Professional Eating

Posted by Robert on May 8th, 2012


CHICAGO— Every year more than 58,000 restaurateurs from all over the nation (and over 100 countries) descend on Chicago for three days in May. It’s Disneyland for chefs and operators.

I’ve been coming to the National Restaurant Association’s annual trade show in Chicago, almost every year, since 1991. It helps our company stay on top of what is going on in the restaurant industry. We discover new equipment, notice new trends, and find goods and services that help us run more efficiently and effectively.

A secondary benefit to show is the exposure it affords. I love Chicago, but I love Chicago’s restaurants even more.

When I travel with Purple Parrot Café general manager, Dusty Frierson, we have one mission— to eat. It’s a serious undertaking and one that an untrained novice might not be able to handle.

Two weeks ago in Houston, Frierson and I ate a three-course authentic Mexican breakfast followed by enchiladas at one place, fajitas at another, and then a bacchanalia that involved six food trucks within a two-block area. All of that eating occurred in a four-hour span.

Trips to major cities involve careful planning, preparation, and research.
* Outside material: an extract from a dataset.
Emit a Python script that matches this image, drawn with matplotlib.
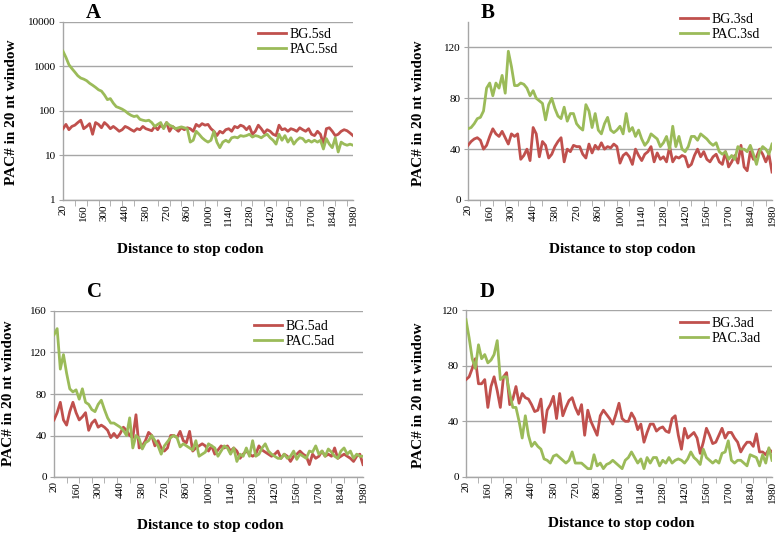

Frierson meticulously planned this three-day excursion to the Windy City with the attention and precision of a field general preparing for battle.

Purple Parrot Cafe Chef Jeremy Noffke, and our friend Jonathan joined us on the trip to Chicago. The eating prowess of Frierson has already been established. Noffke— one of the most naturally gifted and intuitive chefs I have ever known— is a skinny guy, but he has an unrivalled passion for fine dining. Our friend Jonathan is a salubrious eater who had been living on a steady diet of egg whites and plain white rice before this trip. Welcome to the big league, Jonathan.

On our first night in Chicago, we hit six places— three Michelin stars among them— eating full meals in three of them, in a compelling, foie gras and pork belly-filled seven-hour span.

The evening started at Carrie Nahabedian’s North Clark restaurant Naha. The service was outstanding, the appetizers were stellar, but the entrees left us a little unimpressed.

Before our early reservation at Naha, and as a last-minute addition to our dining schedule, I put our name on the waiting list at Frontera Grill across the street. I have often said that Rick Bayless knows more about Mexican cuisine than any chef in Mexico. He is one of the America’s most talented chefs and has a wall full of Beard awards and nominations to back up that statement. The waiting list was at the three-hour mark when I added our name. Before we left the list had grown to four hours.

Our next stop was Aviary, Grant Achatz’s cutting edge cocktail bar where the bartenders work their magic in a well-equipped space that looks more chemistry lab than back bar. There were immersion circulators running at full tilt in the back of the lab, and cocktails being smoke-infused inside of plastic bags in the front.

Maude’s Liquor Bar was like stepping into a Left Bank mainstay just off of the West Loop in Chicago. A second dinner at Blackbird proved that Paul Kahan hasn’t missed a beat since my first visit 10 years ago. Our friend Jonathan was ready to throw in the linen napkin after the Blackbird meal, but somehow gained his second wind and ventured on.

The visit of the night, and my new favorite restaurant in Chicago, was Top Chef winner and Beard nominee Stepanie Izard’s Girl & the Goat. Izard’s rustic room on West Randolph was loud and filled with more energy than any restaurant I’ve visited in years. The food was spot on, and Izard was working the pass well into the evening.

Girl & the Goat was so good, and so much fun, we returned twice on the same night. Our friend Jonathan made both trips.

The next day I ventured out after the trade show and grabbed a mid-afternoon seat at The Purple Pig. The packed-to-capacity Spanish influenced tribute to all things porcine was not on Frierson’s list, and halfway through my milk-braised pork shoulder and house-cured Iberico lardo I texted him and recommended he and Noffke stop in on their way back to the hotel.

Across town, our friend Jonathan was polishing off an entire deep-dish pizza (and no, it wasn’t of the egg white and rice variety) by himself. He was catching on. A lengthy trip to Big Star and a dinner at Michelin-starred Sepia rounded out the second day for me, as I threw in the linen napkin early on this night as the other three headed to Maria’s.

Two days down, one day to go. I am trying to figure out how to squeeze in return trips to The Purple Pig, Girl & the Goat, Publican Quality Meats, and Big Star while still visiting the remaining places on the list. Plain white rice is not on the menu and there’s not an egg white in sight. Jonathan might never be the same.